### Recorded data

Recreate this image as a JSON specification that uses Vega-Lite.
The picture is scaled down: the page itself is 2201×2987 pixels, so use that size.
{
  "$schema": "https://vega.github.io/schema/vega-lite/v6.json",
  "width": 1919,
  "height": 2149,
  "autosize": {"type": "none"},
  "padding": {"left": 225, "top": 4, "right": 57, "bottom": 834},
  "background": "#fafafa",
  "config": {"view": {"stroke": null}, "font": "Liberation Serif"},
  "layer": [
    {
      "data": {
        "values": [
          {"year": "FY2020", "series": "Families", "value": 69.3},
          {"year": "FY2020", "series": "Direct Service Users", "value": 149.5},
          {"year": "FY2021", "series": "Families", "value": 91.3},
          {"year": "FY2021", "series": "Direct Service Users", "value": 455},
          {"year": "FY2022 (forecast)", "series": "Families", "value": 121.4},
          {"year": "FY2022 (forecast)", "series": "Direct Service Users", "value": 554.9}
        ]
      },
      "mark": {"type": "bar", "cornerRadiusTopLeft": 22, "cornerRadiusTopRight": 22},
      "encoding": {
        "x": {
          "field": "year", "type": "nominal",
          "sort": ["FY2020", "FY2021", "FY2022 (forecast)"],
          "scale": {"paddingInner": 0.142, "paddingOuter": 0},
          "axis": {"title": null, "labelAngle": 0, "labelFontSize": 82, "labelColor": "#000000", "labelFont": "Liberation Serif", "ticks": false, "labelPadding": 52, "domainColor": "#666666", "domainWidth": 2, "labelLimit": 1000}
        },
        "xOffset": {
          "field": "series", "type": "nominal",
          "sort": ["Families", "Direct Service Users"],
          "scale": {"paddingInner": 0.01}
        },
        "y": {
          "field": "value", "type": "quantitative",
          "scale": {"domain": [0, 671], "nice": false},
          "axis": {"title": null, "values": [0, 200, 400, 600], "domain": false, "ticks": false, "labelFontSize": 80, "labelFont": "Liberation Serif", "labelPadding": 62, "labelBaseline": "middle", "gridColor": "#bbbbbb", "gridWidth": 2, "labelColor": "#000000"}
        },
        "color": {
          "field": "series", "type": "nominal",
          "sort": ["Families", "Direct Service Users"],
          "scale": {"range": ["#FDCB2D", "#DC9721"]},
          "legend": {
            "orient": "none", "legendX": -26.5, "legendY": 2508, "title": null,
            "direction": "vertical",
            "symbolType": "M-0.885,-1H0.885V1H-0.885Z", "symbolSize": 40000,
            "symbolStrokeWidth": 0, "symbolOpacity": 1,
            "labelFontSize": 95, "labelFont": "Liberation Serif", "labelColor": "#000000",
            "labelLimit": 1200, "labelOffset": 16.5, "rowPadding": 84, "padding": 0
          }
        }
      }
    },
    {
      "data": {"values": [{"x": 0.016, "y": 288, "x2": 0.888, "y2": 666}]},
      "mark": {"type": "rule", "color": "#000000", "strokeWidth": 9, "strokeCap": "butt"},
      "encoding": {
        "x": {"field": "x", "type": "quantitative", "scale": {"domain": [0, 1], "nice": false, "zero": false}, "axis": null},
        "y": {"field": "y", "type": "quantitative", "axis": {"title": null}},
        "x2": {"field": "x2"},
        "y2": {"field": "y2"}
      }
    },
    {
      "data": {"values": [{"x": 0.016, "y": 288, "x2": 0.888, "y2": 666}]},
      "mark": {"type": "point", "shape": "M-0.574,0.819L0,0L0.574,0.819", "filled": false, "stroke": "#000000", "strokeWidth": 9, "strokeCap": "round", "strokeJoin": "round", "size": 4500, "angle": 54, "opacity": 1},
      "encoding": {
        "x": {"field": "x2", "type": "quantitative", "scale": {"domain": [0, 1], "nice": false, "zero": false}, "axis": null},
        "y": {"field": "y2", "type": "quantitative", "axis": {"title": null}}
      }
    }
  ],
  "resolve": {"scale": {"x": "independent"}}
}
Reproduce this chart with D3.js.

######

■ Task to complete
Type out the whole listing above again, exactly as it stands.

■ Exercise solution
Recreate this image as a JSON specification that uses Vega-Lite.
The picture is scaled down: the page itself is 2201×2987 pixels, so use that size.
{
  "$schema": "https://vega.github.io/schema/vega-lite/v6.json",
  "width": 1919,
  "height": 2149,
  "autosize": {"type": "none"},
  "padding": {"left": 225, "top": 4, "right": 57, "bottom": 834},
  "background": "#fafafa",
  "config": {"view": {"stroke": null}, "font": "Liberation Serif"},
  "layer": [
    {
      "data": {
        "values": [
          {"year": "FY2020", "series": "Families", "value": 69.3},
          {"year": "FY2020", "series": "Direct Service Users", "value": 149.5},
          {"year": "FY2021", "series": "Families", "value": 91.3},
          {"year": "FY2021", "series": "Direct Service Users", "value": 455},
          {"year": "FY2022 (forecast)", "series": "Families", "value": 121.4},
          {"year": "FY2022 (forecast)", "series": "Direct Service Users", "value": 554.9}
        ]
      },
      "mark": {"type": "bar", "cornerRadiusTopLeft": 22, "cornerRadiusTopRight": 22},
      "encoding": {
        "x": {
          "field": "year", "type": "nominal",
          "sort": ["FY2020", "FY2021", "FY2022 (forecast)"],
          "scale": {"paddingInner": 0.142, "paddingOuter": 0},
          "axis": {"title": null, "labelAngle": 0, "labelFontSize": 82, "labelColor": "#000000", "labelFont": "Liberation Serif", "ticks": false, "labelPadding": 52, "domainColor": "#666666", "domainWidth": 2, "labelLimit": 1000}
        },
        "xOffset": {
          "field": "series", "type": "nominal",
          "sort": ["Families", "Direct Service Users"],
          "scale": {"paddingInner": 0.01}
        },
        "y": {
          "field": "value", "type": "quantitative",
          "scale": {"domain": [0, 671], "nice": false},
          "axis": {"title": null, "values": [0, 200, 400, 600], "domain": false, "ticks": false, "labelFontSize": 80, "labelFont": "Liberation Serif", "labelPadding": 62, "labelBaseline": "middle", "gridColor": "#bbbbbb", "gridWidth": 2, "labelColor": "#000000"}
        },
        "color": {
          "field": "series", "type": "nominal",
          "sort": ["Families", "Direct Service Users"],
          "scale": {"range": ["#FDCB2D", "#DC9721"]},
          "legend": {
            "orient": "none", "legendX": -26.5, "legendY": 2508, "title": null,
            "direction": "vertical",
            "symbolType": "M-0.885,-1H0.885V1H-0.885Z", "symbolSize": 40000,
            "symbolStrokeWidth": 0, "symbolOpacity": 1,
            "labelFontSize": 95, "labelFont": "Liberation Serif", "labelColor": "#000000",
            "labelLimit": 1200, "labelOffset": 16.5, "rowPadding": 84, "padding": 0
          }
        }
      }
    },
    {
      "data": {"values": [{"x": 0.016, "y": 288, "x2": 0.888, "y2": 666}]},
      "mark": {"type": "rule", "color": "#000000", "strokeWidth": 9, "strokeCap": "butt"},
      "encoding": {
        "x": {"field": "x", "type": "quantitative", "scale": {"domain": [0, 1], "nice": false, "zero": false}, "axis": null},
        "y": {"field": "y", "type": "quantitative", "axis": {"title": null}},
        "x2": {"field": "x2"},
        "y2": {"field": "y2"}
      }
    },
    {
      "data": {"values": [{"x": 0.016, "y": 288, "x2": 0.888, "y2": 666}]},
      "mark": {"type": "point", "shape": "M-0.574,0.819L0,0L0.574,0.819", "filled": false, "stroke": "#000000", "strokeWidth": 9, "strokeCap": "round", "strokeJoin": "round", "size": 4500, "angle": 54, "opacity": 1},
      "encoding": {
        "x": {"field": "x2", "type": "quantitative", "scale": {"domain": [0, 1], "nice": false, "zero": false}, "axis": null},
        "y": {"field": "y2", "type": "quantitative", "axis": {"title": null}}
      }
    }
  ],
  "resolve": {"scale": {"x": "independent"}}
}
Reproduce this chart with D3.js.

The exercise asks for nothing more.